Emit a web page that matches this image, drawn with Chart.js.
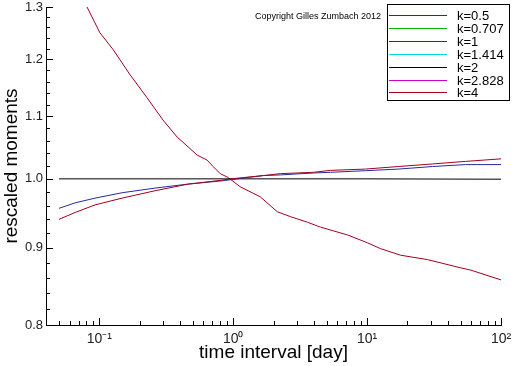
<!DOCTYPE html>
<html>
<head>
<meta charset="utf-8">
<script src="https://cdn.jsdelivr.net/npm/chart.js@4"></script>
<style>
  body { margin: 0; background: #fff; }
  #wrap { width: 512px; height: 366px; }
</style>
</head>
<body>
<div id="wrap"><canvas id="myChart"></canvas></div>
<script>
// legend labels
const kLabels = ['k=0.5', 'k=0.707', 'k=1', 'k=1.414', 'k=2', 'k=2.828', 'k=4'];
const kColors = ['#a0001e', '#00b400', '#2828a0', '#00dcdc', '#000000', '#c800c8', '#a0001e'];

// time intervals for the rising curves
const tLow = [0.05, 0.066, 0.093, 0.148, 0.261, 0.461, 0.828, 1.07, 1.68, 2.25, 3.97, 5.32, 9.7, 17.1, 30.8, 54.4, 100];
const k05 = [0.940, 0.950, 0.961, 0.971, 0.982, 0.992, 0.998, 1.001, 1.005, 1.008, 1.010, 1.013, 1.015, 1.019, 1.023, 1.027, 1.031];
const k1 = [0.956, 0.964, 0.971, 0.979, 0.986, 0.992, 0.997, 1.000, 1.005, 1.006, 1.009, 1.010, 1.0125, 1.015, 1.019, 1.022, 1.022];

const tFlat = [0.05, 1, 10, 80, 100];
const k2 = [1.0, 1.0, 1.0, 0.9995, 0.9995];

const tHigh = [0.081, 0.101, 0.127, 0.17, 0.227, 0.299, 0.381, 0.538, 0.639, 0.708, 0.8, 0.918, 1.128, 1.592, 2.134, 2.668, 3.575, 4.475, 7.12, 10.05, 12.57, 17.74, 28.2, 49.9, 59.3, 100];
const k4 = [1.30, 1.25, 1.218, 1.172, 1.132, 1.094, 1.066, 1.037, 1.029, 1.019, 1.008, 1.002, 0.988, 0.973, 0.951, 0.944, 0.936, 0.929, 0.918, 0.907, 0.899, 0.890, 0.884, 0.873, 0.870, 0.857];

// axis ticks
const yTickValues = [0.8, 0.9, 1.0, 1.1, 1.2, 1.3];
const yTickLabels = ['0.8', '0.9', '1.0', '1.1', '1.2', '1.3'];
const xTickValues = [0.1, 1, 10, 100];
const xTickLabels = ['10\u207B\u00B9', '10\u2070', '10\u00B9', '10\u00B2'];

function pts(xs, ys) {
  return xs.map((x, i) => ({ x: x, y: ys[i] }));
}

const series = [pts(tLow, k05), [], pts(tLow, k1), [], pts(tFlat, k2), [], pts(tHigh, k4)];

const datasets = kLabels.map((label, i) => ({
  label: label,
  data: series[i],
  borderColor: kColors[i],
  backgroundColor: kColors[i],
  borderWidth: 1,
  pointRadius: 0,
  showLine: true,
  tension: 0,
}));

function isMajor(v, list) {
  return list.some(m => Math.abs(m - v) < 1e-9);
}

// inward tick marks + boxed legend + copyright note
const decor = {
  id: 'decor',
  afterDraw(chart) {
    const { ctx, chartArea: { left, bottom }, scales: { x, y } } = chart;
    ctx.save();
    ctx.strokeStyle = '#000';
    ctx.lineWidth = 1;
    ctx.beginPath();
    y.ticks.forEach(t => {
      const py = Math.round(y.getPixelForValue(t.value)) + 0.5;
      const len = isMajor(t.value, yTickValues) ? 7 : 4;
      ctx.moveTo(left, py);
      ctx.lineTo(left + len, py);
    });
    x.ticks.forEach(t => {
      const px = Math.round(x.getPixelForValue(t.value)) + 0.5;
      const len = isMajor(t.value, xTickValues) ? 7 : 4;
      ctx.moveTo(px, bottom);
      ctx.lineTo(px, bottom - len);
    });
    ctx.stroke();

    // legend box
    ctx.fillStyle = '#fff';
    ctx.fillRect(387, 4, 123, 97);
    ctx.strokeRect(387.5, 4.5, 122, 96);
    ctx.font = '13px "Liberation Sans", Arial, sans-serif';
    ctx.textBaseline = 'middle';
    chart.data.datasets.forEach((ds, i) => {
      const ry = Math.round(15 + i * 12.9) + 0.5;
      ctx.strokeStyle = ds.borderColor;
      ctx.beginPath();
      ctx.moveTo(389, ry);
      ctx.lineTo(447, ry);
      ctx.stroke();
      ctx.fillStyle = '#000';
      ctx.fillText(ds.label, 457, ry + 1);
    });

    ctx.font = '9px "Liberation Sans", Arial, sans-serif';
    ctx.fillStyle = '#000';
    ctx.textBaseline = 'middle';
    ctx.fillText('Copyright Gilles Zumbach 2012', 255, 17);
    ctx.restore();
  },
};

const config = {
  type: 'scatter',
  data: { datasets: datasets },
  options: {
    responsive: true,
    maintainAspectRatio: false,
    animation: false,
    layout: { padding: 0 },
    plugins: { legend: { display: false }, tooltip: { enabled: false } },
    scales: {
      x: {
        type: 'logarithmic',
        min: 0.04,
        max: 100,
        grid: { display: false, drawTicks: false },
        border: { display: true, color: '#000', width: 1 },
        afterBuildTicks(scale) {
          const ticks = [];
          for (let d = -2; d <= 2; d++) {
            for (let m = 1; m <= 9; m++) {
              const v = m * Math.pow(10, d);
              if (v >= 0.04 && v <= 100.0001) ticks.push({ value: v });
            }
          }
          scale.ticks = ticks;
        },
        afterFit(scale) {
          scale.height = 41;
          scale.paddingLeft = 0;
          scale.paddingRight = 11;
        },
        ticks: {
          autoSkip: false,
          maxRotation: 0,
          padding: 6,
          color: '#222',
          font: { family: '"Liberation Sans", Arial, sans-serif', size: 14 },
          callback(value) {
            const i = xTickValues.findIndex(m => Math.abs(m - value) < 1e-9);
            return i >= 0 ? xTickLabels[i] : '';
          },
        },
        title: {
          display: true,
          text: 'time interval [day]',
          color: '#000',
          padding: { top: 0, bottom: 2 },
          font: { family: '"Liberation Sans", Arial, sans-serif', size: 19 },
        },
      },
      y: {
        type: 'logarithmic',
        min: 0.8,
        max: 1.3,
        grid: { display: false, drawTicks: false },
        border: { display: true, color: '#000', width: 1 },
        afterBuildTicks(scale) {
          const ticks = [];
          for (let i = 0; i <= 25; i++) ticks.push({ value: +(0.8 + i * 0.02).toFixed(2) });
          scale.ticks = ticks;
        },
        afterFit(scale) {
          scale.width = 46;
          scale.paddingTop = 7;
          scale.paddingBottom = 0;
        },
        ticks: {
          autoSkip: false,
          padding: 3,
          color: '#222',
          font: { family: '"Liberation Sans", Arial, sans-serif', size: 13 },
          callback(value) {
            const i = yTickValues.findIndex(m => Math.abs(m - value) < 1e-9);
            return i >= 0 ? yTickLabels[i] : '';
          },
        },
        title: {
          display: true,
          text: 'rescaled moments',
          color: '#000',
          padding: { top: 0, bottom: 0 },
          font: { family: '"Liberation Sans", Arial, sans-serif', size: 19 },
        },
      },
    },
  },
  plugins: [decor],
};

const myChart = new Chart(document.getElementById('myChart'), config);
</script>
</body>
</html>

Work instructions → Reproduce every line exactly and omit all pictures.

Finished answer →
Emit a web page that matches this image, drawn with Chart.js.
<!DOCTYPE html>
<html>
<head>
<meta charset="utf-8">
<script src="https://cdn.jsdelivr.net/npm/chart.js@4"></script>
<style>
  body { margin: 0; background: #fff; }
  #wrap { width: 512px; height: 366px; }
</style>
</head>
<body>
<div id="wrap"><canvas id="myChart"></canvas></div>
<script>
// legend labels
const kLabels = ['k=0.5', 'k=0.707', 'k=1', 'k=1.414', 'k=2', 'k=2.828', 'k=4'];
const kColors = ['#a0001e', '#00b400', '#2828a0', '#00dcdc', '#000000', '#c800c8', '#a0001e'];

// time intervals for the rising curves
const tLow = [0.05, 0.066, 0.093, 0.148, 0.261, 0.461, 0.828, 1.07, 1.68, 2.25, 3.97, 5.32, 9.7, 17.1, 30.8, 54.4, 100];
const k05 = [0.940, 0.950, 0.961, 0.971, 0.982, 0.992, 0.998, 1.001, 1.005, 1.008, 1.010, 1.013, 1.015, 1.019, 1.023, 1.027, 1.031];
const k1 = [0.956, 0.964, 0.971, 0.979, 0.986, 0.992, 0.997, 1.000, 1.005, 1.006, 1.009, 1.010, 1.0125, 1.015, 1.019, 1.022, 1.022];

const tFlat = [0.05, 1, 10, 80, 100];
const k2 = [1.0, 1.0, 1.0, 0.9995, 0.9995];

const tHigh = [0.081, 0.101, 0.127, 0.17, 0.227, 0.299, 0.381, 0.538, 0.639, 0.708, 0.8, 0.918, 1.128, 1.592, 2.134, 2.668, 3.575, 4.475, 7.12, 10.05, 12.57, 17.74, 28.2, 49.9, 59.3, 100];
const k4 = [1.30, 1.25, 1.218, 1.172, 1.132, 1.094, 1.066, 1.037, 1.029, 1.019, 1.008, 1.002, 0.988, 0.973, 0.951, 0.944, 0.936, 0.929, 0.918, 0.907, 0.899, 0.890, 0.884, 0.873, 0.870, 0.857];

// axis ticks
const yTickValues = [0.8, 0.9, 1.0, 1.1, 1.2, 1.3];
const yTickLabels = ['0.8', '0.9', '1.0', '1.1', '1.2', '1.3'];
const xTickValues = [0.1, 1, 10, 100];
const xTickLabels = ['10\u207B\u00B9', '10\u2070', '10\u00B9', '10\u00B2'];

function pts(xs, ys) {
  return xs.map((x, i) => ({ x: x, y: ys[i] }));
}

const series = [pts(tLow, k05), [], pts(tLow, k1), [], pts(tFlat, k2), [], pts(tHigh, k4)];

const datasets = kLabels.map((label, i) => ({
  label: label,
  data: series[i],
  borderColor: kColors[i],
  backgroundColor: kColors[i],
  borderWidth: 1,
  pointRadius: 0,
  showLine: true,
  tension: 0,
}));

function isMajor(v, list) {
  return list.some(m => Math.abs(m - v) < 1e-9);
}

// inward tick marks + boxed legend + copyright note
const decor = {
  id: 'decor',
  afterDraw(chart) {
    const { ctx, chartArea: { left, bottom }, scales: { x, y } } = chart;
    ctx.save();
    ctx.strokeStyle = '#000';
    ctx.lineWidth = 1;
    ctx.beginPath();
    y.ticks.forEach(t => {
      const py = Math.round(y.getPixelForValue(t.value)) + 0.5;
      const len = isMajor(t.value, yTickValues) ? 7 : 4;
      ctx.moveTo(left, py);
      ctx.lineTo(left + len, py);
    });
    x.ticks.forEach(t => {
      const px = Math.round(x.getPixelForValue(t.value)) + 0.5;
      const len = isMajor(t.value, xTickValues) ? 7 : 4;
      ctx.moveTo(px, bottom);
      ctx.lineTo(px, bottom - len);
    });
    ctx.stroke();

    // legend box
    ctx.fillStyle = '#fff';
    ctx.fillRect(387, 4, 123, 97);
    ctx.strokeRect(387.5, 4.5, 122, 96);
    ctx.font = '13px "Liberation Sans", Arial, sans-serif';
    ctx.textBaseline = 'middle';
    chart.data.datasets.forEach((ds, i) => {
      const ry = Math.round(15 + i * 12.9) + 0.5;
      ctx.strokeStyle = ds.borderColor;
      ctx.beginPath();
      ctx.moveTo(389, ry);
      ctx.lineTo(447, ry);
      ctx.stroke();
      ctx.fillStyle = '#000';
      ctx.fillText(ds.label, 457, ry + 1);
    });

    ctx.font = '9px "Liberation Sans", Arial, sans-serif';
    ctx.fillStyle = '#000';
    ctx.textBaseline = 'middle';
    ctx.fillText('Copyright Gilles Zumbach 2012', 255, 17);
    ctx.restore();
  },
};

const config = {
  type: 'scatter',
  data: { datasets: datasets },
  options: {
    responsive: true,
    maintainAspectRatio: false,
    animation: false,
    layout: { padding: 0 },
    plugins: { legend: { display: false }, tooltip: { enabled: false } },
    scales: {
      x: {
        type: 'logarithmic',
        min: 0.04,
        max: 100,
        grid: { display: false, drawTicks: false },
        border: { display: true, color: '#000', width: 1 },
        afterBuildTicks(scale) {
          const ticks = [];
          for (let d = -2; d <= 2; d++) {
            for (let m = 1; m <= 9; m++) {
              const v = m * Math.pow(10, d);
              if (v >= 0.04 && v <= 100.0001) ticks.push({ value: v });
            }
          }
          scale.ticks = ticks;
        },
        afterFit(scale) {
          scale.height = 41;
          scale.paddingLeft = 0;
          scale.paddingRight = 11;
        },
        ticks: {
          autoSkip: false,
          maxRotation: 0,
          padding: 6,
          color: '#222',
          font: { family: '"Liberation Sans", Arial, sans-serif', size: 14 },
          callback(value) {
            const i = xTickValues.findIndex(m => Math.abs(m - value) < 1e-9);
            return i >= 0 ? xTickLabels[i] : '';
          },
        },
        title: {
          display: true,
          text: 'time interval [day]',
          color: '#000',
          padding: { top: 0, bottom: 2 },
          font: { family: '"Liberation Sans", Arial, sans-serif', size: 19 },
        },
      },
      y: {
        type: 'logarithmic',
        min: 0.8,
        max: 1.3,
        grid: { display: false, drawTicks: false },
        border: { display: true, color: '#000', width: 1 },
        afterBuildTicks(scale) {
          const ticks = [];
          for (let i = 0; i <= 25; i++) ticks.push({ value: +(0.8 + i * 0.02).toFixed(2) });
          scale.ticks = ticks;
        },
        afterFit(scale) {
          scale.width = 46;
          scale.paddingTop = 7;
          scale.paddingBottom = 0;
        },
        ticks: {
          autoSkip: false,
          padding: 3,
          color: '#222',
          font: { family: '"Liberation Sans", Arial, sans-serif', size: 13 },
          callback(value) {
            const i = yTickValues.findIndex(m => Math.abs(m - value) < 1e-9);
            return i >= 0 ? yTickLabels[i] : '';
          },
        },
        title: {
          display: true,
          text: 'rescaled moments',
          color: '#000',
          padding: { top: 0, bottom: 0 },
          font: { family: '"Liberation Sans", Arial, sans-serif', size: 19 },
        },
      },
    },
  },
  plugins: [decor],
};

const myChart = new Chart(document.getElementById('myChart'), config);
</script>
</body>
</html>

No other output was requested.